THIS WASHINGTON POST ARTICLE ON TALK RADIO says that it tilts right. Well, yeah. But what’s amusing is the rejoinder to a statement by Bill O’Reilly that NPR is all left:

Besides, he adds, dangling new bait, “[National Public Radio] is all left, top to bottom. That’s where the left goes. . . . They listen to Diane Rehm.”

Rehm, the host of an NPR-distributed show out of WAMU-FM in Washington, replies: “If a liberal is a talk radio host who represents more than just one view, then I am indeed a liberal. . . . I’ve never felt there’s just one way and one way only. [Some hosts] espouse one view over and over again, whereas our message is far more confusing because we’re open to ideas and let you make up your own mind.”

I don’t know. I don’t listen to Rehm, which isn’t available in Knoxville, but I’ve been on her show talking about gun control and her mind was pretty clearly made up there. And she made a point of letting me, and the listeners, know on the air just how much she disagreed with me.

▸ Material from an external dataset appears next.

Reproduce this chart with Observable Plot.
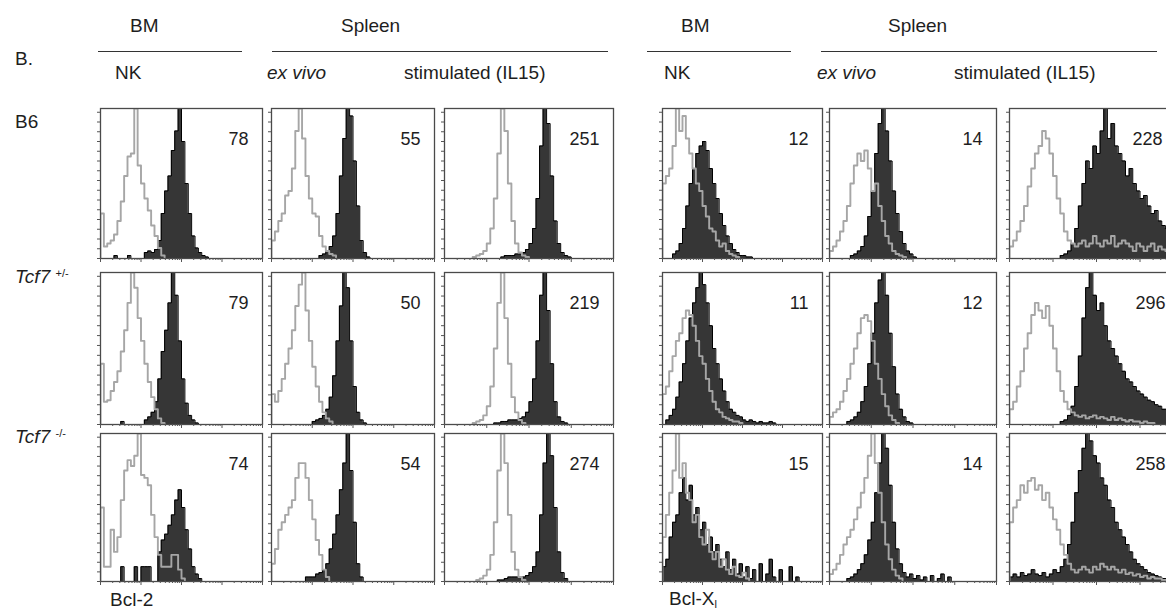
<!DOCTYPE html>
<html><head><meta charset="utf-8">
<script src="https://cdn.jsdelivr.net/npm/d3@7"></script>
<script src="https://cdn.jsdelivr.net/npm/@observablehq/plot@0.6"></script>
<style>
body{margin:0;background:#fff;}
#fig{position:relative;width:1166px;height:611px;overflow:hidden;font-family:"Liberation Sans",Arial,sans-serif;color:#1e1e1e;}
.t{position:absolute;font-size:19px;line-height:19px;white-space:nowrap;transform:translateY(-50%);}
.ul{position:absolute;height:0;border-top:1.6px solid #333;}
.p{position:absolute;}
.p svg{max-width:none !important;display:block;}
sup{font-size:11px;vertical-align:6px;line-height:0;}
</style></head><body><div id="fig"></div>
<script>
// ---- data ----
const mfiRow1 = [78, 55, 251, 12, 14, 228];
const mfiRow2 = [79, 50, 219, 11, 12, 296];
const mfiRow3 = [74, 54, 274, 15, 14, 258];
const rowLabels = ["B6", "Tcf7|+/-", "Tcf7|-/-"];
// histograms: [first bin, counts (% of panel height)], 48 bins over 4 log decades
// Bcl-2, BM NK
const g11 = [0, [30,8,10,12,16,25,38,55,68,70,100,62,50,40,32,22,15,7,2]];
const k11 = [4, [2,0,0,0,2,0,0,0,0,4,5,4,6,12,30,45,55,72,85,100,78,50,30,15,7,4,2,1]];
const g21 = [0, [40,15,16,22,28,35,48,62,80,100,90,70,55,40,28,18,10,4,1]];
const k21 = [6, [2,0,0,0,0,0,0,3,5,8,15,30,48,62,80,100,85,55,30,14,6,3,1]];
const g31 = [0, [50,10,10,35,20,30,55,75,82,78,85,100,72,70,65,45,30,18,10,10,10,18,18,8,2]];
const k31 = [6, [10,0,0,0,10,0,10,10,10,0,0,20,28,32,38,45,55,62,50,35,22,10,5,2]];
// Bcl-2, spleen ex vivo
const g12 = [0, [12,18,25,30,42,45,60,85,100,80,55,40,30,28,15,8,5,3,2]];
const k12 = [14, [2,3,5,8,15,30,55,80,100,95,65,35,12,4,1]];
const g22 = [0, [20,15,22,30,40,50,62,78,92,100,75,55,38,25,15,8,4,2]];
const k22 = [12, [2,3,4,6,10,18,32,55,78,100,90,55,25,8,3,1]];
const g32 = [0, [12,22,35,40,45,50,55,70,80,80,70,55,42,28,18,8,3]];
const k32 = [10, [3,3,3,5,6,8,12,22,32,45,62,80,100,75,40,12,3]];
// Bcl-2, spleen stimulated (IL15)
const g13 = [8, [1,2,3,5,10,20,40,70,100,85,50,25,10,4,2,1]];
const k13 = [16, [1,2,2,2,3,3,4,6,10,20,40,75,100,90,55,25,10,4,2,1]];
const g23 = [8, [1,2,3,6,12,25,50,80,100,70,40,18,8,3,1]];
const k23 = [14, [1,1,2,2,3,3,3,4,5,8,15,30,55,85,100,75,40,15,5,2,1]];
const g33 = [9, [1,2,4,8,18,40,75,100,80,45,20,8,3,1]];
const k33 = [15, [1,1,2,3,3,3,3,3,4,6,10,20,45,80,100,85,50,20,6,2]];
// Bcl-XL, BM NK
const g14 = [0, [50,55,60,75,100,85,95,80,70,60,50,45,35,28,20,18,12,8,10,5,3,2,1]];
const k14 = [3, [3,5,10,20,35,50,60,70,75,78,72,60,50,40,30,22,15,10,6,4,2,2,1,1]];
const g24 = [0, [20,25,35,45,55,60,70,75,72,65,55,45,40,30,22,15,10,8,5,4,3,2,2,1]];
const k24 = [1, [3,6,10,18,28,40,55,70,80,90,100,92,80,65,50,40,30,22,15,10,8,6,5,3,2,3,2,1,2,1,1,2,1]];
const g34 = [0, [30,45,60,75,100,70,80,60,55,40,45,30,25,35,20,15,20,10,15,8,5,10,4,3,6,2]];
const k34 = [0, [10,15,30,40,45,60,70,55,65,45,50,35,40,25,30,20,25,15,10,20,8,15,5,12,3,10,2,8,0,12,0,5,15,3,0,8,0,0,10,0,3]];
// Bcl-XL, spleen ex vivo
const g15 = [0, [5,8,12,18,25,35,50,62,70,65,72,60,45,50,35,25,15,10,5,3,2,1]];
const k15 = [6, [2,3,5,8,15,28,45,70,90,100,85,65,45,30,18,10,5,3,1]];
const g25 = [0, [5,8,10,15,22,30,40,50,60,70,72,68,55,40,30,20,12,6,3,1]];
const k25 = [5, [2,3,5,8,15,25,40,60,80,95,100,85,60,38,20,10,5,2,1]];
const g35 = [0, [5,8,12,18,25,30,35,42,50,60,70,85,100,80,60,40,25,15,8,4,2]];
const k35 = [5, [2,3,5,8,12,18,28,40,60,80,100,90,65,40,22,12,6,3,5,2,4,1,3,0,4,0,2,5,0,3]];
// Bcl-XL, spleen stimulated (IL15)
const g16 = [0, [8,12,18,25,35,48,60,70,75,85,80,70,55,40,30,18,12,10,8,10,12,8,10,15,10,8,12,10,15,8,10,12,10,8,5,10,8,5,8,10,5,8,6,5,4,3,2,2]];
const k16 = [14, [2,3,5,10,20,35,50,65,60,75,70,85,100,80,90,75,70,65,55,60,50,45,40,42,35,30,32,25,22,20,18,15,14,12]];
const g26 = [0, [10,15,25,35,50,60,72,80,75,70,78,65,50,35,22,15,10,8,6,5,6,4,5,6,4,5,4,3,5,3,4,3,2,3,2,2,1,2,1,1]];
const k26 = [14, [2,3,6,12,25,45,70,90,100,85,75,80,65,55,50,45,40,35,30,28,25,22,20,18,16,15,13,12,10,10,8,7,6,5]];
const g36 = [0, [40,50,55,65,60,68,70,62,65,55,60,50,42,35,25,18,12,8,6,8,10,8,6,10,8,12,10,8,10,8,6,8,5,6,4,5,3,4,2,3,2,2,1,1]];
const k36 = [0, [3,5,3,6,4,5,8,5,4,6,3,5,8,6,10,15,25,40,60,75,90,100,95,85,80,70,65,55,50,40,35,30,25,20,15,12,10,8,6,5,4,3,2,2,1,1]];

// ---- layout ----
const colX = [100, 271, 444, 662, 829, 1009];
const colW = [162, 163, 169, 160, 167, 174];
const rowY = [108, 272, 433];
const rowH = [150, 152, 148];
const numDx = [[-14,-14,-14,-14,-14,-21],[-14,-14,-14,-14,-14,-18],[-14,-14,-14,-14,-14,-18]];

const fig = document.getElementById("fig");
const NB = 48, DEC = 4, BW = DEC / NB;
function steps([start, vals]) {
  const pts = [{x: start * BW, y: 0}];
  vals.forEach((v, i) => { pts.push({x: (start + i) * BW, y: v}, {x: (start + i + 1) * BW, y: v}); });
  pts.push({x: (start + vals.length) * BW, y: 0});
  return pts;
}
const majorX = d3.range(0, DEC + 1);
const minorX = d3.range(0, DEC).flatMap(d => d3.range(2, 10).map(k => d + Math.log10(k)));
const yTicks = d3.range(0, 101, 6.5);

function addText(html, x, y, extra) {
  const el = document.createElement("div");
  el.className = "t"; el.innerHTML = html;
  el.style.left = x + "px"; el.style.top = y + "px";
  if (extra) Object.assign(el.style, extra);
  fig.appendChild(el);
}
function addLine(x1, x2, y) {
  const el = document.createElement("div");
  el.className = "ul"; el.style.left = x1 + "px"; el.style.width = (x2 - x1) + "px"; el.style.top = y + "px";
  fig.appendChild(el);
}

const hist = [[g11,k11,g12,k12,g13,k13,g14,k14,g15,k15,g16,k16],
              [g21,k21,g22,k22,g23,k23,g24,k24,g25,k25,g26,k26],
              [g31,k31,g32,k32,g33,k33,g34,k34,g35,k35,g36,k36]];
const mfi = [mfiRow1, mfiRow2, mfiRow3];

for (let r = 0; r < 3; r++) {
  for (let c = 0; c < 6; c++) {
    const w = colW[c], h = rowH[r];
    const ml = 7, mr = 1, mt = 1, mb = 7;
    const gp = steps(hist[r][2 * c]), kp = steps(hist[r][2 * c + 1]);
    const chart = Plot.plot({
      width: w + ml + mr, height: h + mt + mb,
      marginLeft: ml, marginRight: mr, marginTop: mt, marginBottom: mb,
      x: {domain: [0, DEC]}, y: {domain: [0, 100]},
      style: {background: "transparent", fontFamily: "Liberation Sans, Arial, sans-serif", overflow: "visible", maxWidth: "none"},
      marks: [
        Plot.area(kp, {x1: "x", y1: 0, y2: "y", fill: "#363636", clip: true}),
        Plot.line(kp, {x: "x", y: "y", stroke: "#000", strokeWidth: 1, clip: true}),
        Plot.line(gp, {x: "x", y: "y", stroke: "#a6a6a6", strokeWidth: 1.9, clip: true}),
        Plot.frame({stroke: "#4a4a4a", strokeWidth: 1.3}),
        Plot.axisX(minorX, {tickSize: 2, tickFormat: () => "", label: null, color: "#555"}),
        Plot.axisX(majorX, {tickSize: 4, tickFormat: () => "", label: null, color: "#555"}),
        Plot.axisY(yTicks, {tickSize: 3, tickFormat: () => "", label: null, color: "#555"}),
        Plot.text([mfi[r][c]], {frameAnchor: "top-right", text: d => String(d), dx: numDx[r][c], dy: 31,
          lineAnchor: "middle", textAnchor: "end", fontSize: 18, fill: "#1e1e1e"})
      ]
    });
    const div = document.createElement("div");
    div.className = "p";
    div.style.left = (colX[c] - ml) + "px"; div.style.top = (rowY[r] - mt) + "px";
    div.style.width = (w + ml + mr) + "px"; div.style.height = (h + mt + mb) + "px";
    div.appendChild(chart);
    fig.appendChild(div);
  }
}

addText("B.", 15, 58);
addText("BM", 130, 25); addText("Spleen", 341, 25);
addText("BM", 681, 25); addText("Spleen", 888, 25);
addLine(98, 242, 51); addLine(272, 608, 51);
addLine(647, 791, 51); addLine(821, 1157, 51);
addText("NK", 115, 72); addText("<i>ex vivo</i>", 267, 72); addText("stimulated (IL15)", 404, 72);
addText("NK", 664, 72); addText("<i>ex vivo</i>", 817, 72); addText("stimulated (IL15)", 954, 72);
const rowLabelY = [121, 276, 436];
rowLabels.forEach((l, i) => {
  const [name, sup] = l.split("|");
  addText(sup ? `<i>${name}</i> <sup>${sup}</sup>` : name, 15, rowLabelY[i]);
});
addText("Bcl-2", 110, 599);
addText("Bcl-X<sub style='font-size:11px;vertical-align:-3px;line-height:0'>l</sub>", 669, 598);
</script></body></html>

To be fair, she had me on the show espousing a view she disagreed with, even if she obviously took the side of Tom Diaz, who was the pro-gun-control guest. But then, a lot of right-wing talk-radio hosts like Rush Limbaugh and Neal Boortz have liberal guests, and promise that liberal callers will go to the head of the line. And bias in NPR is different, isn’t it, since it’s (allegedly) public radio?